### Supplied material ###
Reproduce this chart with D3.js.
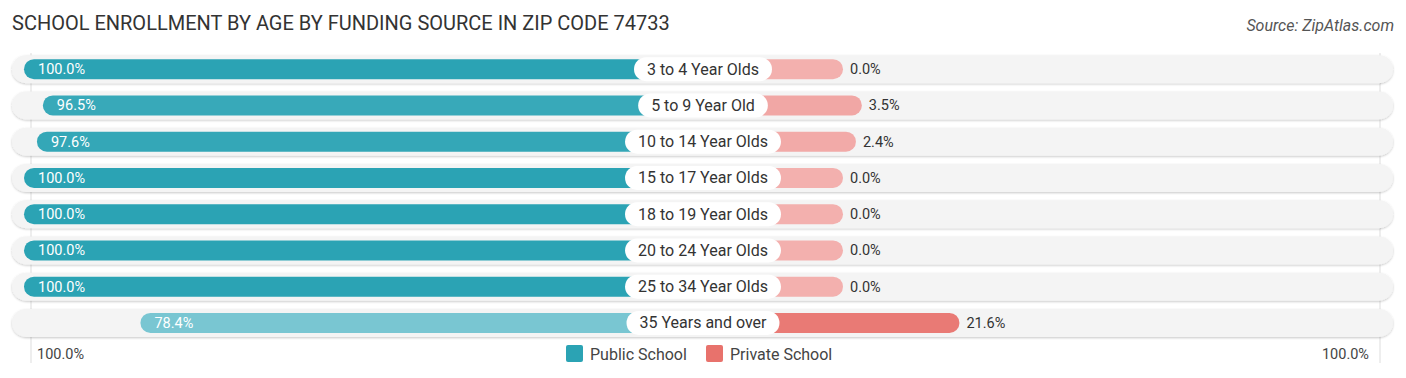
<!DOCTYPE html>
<html><head><meta charset="utf-8">
<script src="https://cdn.jsdelivr.net/npm/d3@7"></script>
<style>body{margin:0;background:#fff;}svg{display:block;font-family:Roboto,"Noto Sans",sans-serif;}</style>
</head><body><svg id="c" width="1406" height="378"></svg>
<script>
const categories = ["3 to 4 Year Olds","5 to 9 Year Old","10 to 14 Year Olds","15 to 17 Year Olds","18 to 19 Year Olds","20 to 24 Year Olds","25 to 34 Year Olds","35 Years and over"];
const publicValues = [100.0, 96.5, 97.6, 100.0, 100.0, 100.0, 100.0, 78.4];
const privateValues = [0.0, 3.5, 2.4, 0.0, 0.0, 0.0, 0.0, 21.6];
const axisLabels = ["100.0%", "100.0%"];
const legendLabels = ["Public School", "Private School"];
const title = "SCHOOL ENROLLMENT BY AGE BY FUNDING SOURCE IN ZIP CODE 74733";
const source = "Source: ZipAtlas.com";

const svg = d3.select("#c");
const cx = 703;
const len = d3.scaleLinear().domain([0, 100]).range([140, 679]);
const y = d3.scaleBand().domain(categories).range([51, 341]).paddingInner(0);
const pubColor = d3.scaleLinear().domain([70, 100]).range(["#98d4dd", "#2ba3b4"]);
const privColor = d3.scaleLinear().domain([0, 25]).range(["#f3b0ae", "#e8726c"]);

const defs = svg.append("defs");
const f = defs.append("filter").attr("id","sh").attr("x","-5%").attr("y","-30%").attr("width","110%").attr("height","160%");
f.append("feDropShadow").attr("dx",0).attr("dy",1).attr("stdDeviation",1.2).attr("flood-color","#000").attr("flood-opacity",0.22);

svg.append("text").attr("x", 12).attr("y", 30).attr("font-size", 20).attr("fill", "#333").text(title);
svg.append("text").attr("x", 1394).attr("y", 31).attr("text-anchor","end").attr("font-size", 16).attr("font-style","italic").attr("fill","#555").text(source);

// grid lines
[cx - len(100) + 7, cx + len(100) - 2].forEach(x => {
  svg.append("line").attr("x1", x).attr("x2", x).attr("y1", 53).attr("y2", 363).attr("stroke", "#ddd").attr("stroke-width", 1);
});

const rows = svg.selectAll("g.row").data(categories).join("g").attr("class","row")
  .attr("transform", d => `translate(0,${y(d) + y.bandwidth()/2})`);

rows.append("rect").attr("x", 12).attr("y", -14).attr("width", 1381).attr("height", 28).attr("rx", 14)
  .attr("fill", "#f4f4f4").attr("filter", "url(#sh)");

rows.append("rect")
  .attr("x", (d,i) => cx - len(publicValues[i])).attr("y", -10).attr("height", 20)
  .attr("width", (d,i) => len(publicValues[i])).attr("rx", 10)
  .attr("fill", (d,i) => pubColor(publicValues[i]));
rows.append("rect")
  .attr("x", cx).attr("y", -10).attr("height", 20)
  .attr("width", (d,i) => len(privateValues[i])).attr("rx", 10)
  .attr("fill", (d,i) => privColor(privateValues[i]));

rows.append("text").attr("x", (d,i) => cx - len(publicValues[i]) + 14).attr("y", 5)
  .attr("font-size", 14.5).attr("fill", "#fff").text((d,i) => publicValues[i].toFixed(1) + "%");
rows.append("text").attr("x", (d,i) => cx + len(privateValues[i]) + 7).attr("y", 5)
  .attr("font-size", 14.5).attr("fill", "#333").text((d,i) => privateValues[i].toFixed(1) + "%");

rows.each(function(d){
  const g = d3.select(this);
  const t = g.append("text").attr("x", cx).attr("y", 5.5).attr("text-anchor","middle").attr("font-size", 16).attr("fill","#333").text(d);
  const w = t.node().getComputedTextLength();
  g.insert("rect", "text:last-of-type").attr("x", cx - w/2 - 13).attr("y", -12).attr("width", w + 26).attr("height", 24).attr("rx", 12).attr("fill", "#fff");
});

svg.append("text").attr("x", 37).attr("y", 359).attr("font-size", 14.5).attr("fill", "#444").text(axisLabels[0]);
svg.append("text").attr("x", 1369).attr("y", 359).attr("text-anchor","end").attr("font-size", 14.5).attr("fill", "#444").text(axisLabels[1]);

const leg = [{x: 566, c: "#2ba3b4"}, {x: 706, c: "#e8726c"}];
leg.forEach((l, i) => {
  svg.append("rect").attr("x", l.x).attr("y", 345).attr("width", 17).attr("height", 17).attr("rx", 2).attr("fill", l.c);
  svg.append("text").attr("x", l.x + 24).attr("y", 359.5).attr("font-size", 16).attr("fill", "#444").text(legendLabels[i]);
});
</script></body></html>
###
Identify and copy the lines holding the word "this".

__Solved exercise__
Reproduce this chart with D3.js.
  const g = d3.select(this);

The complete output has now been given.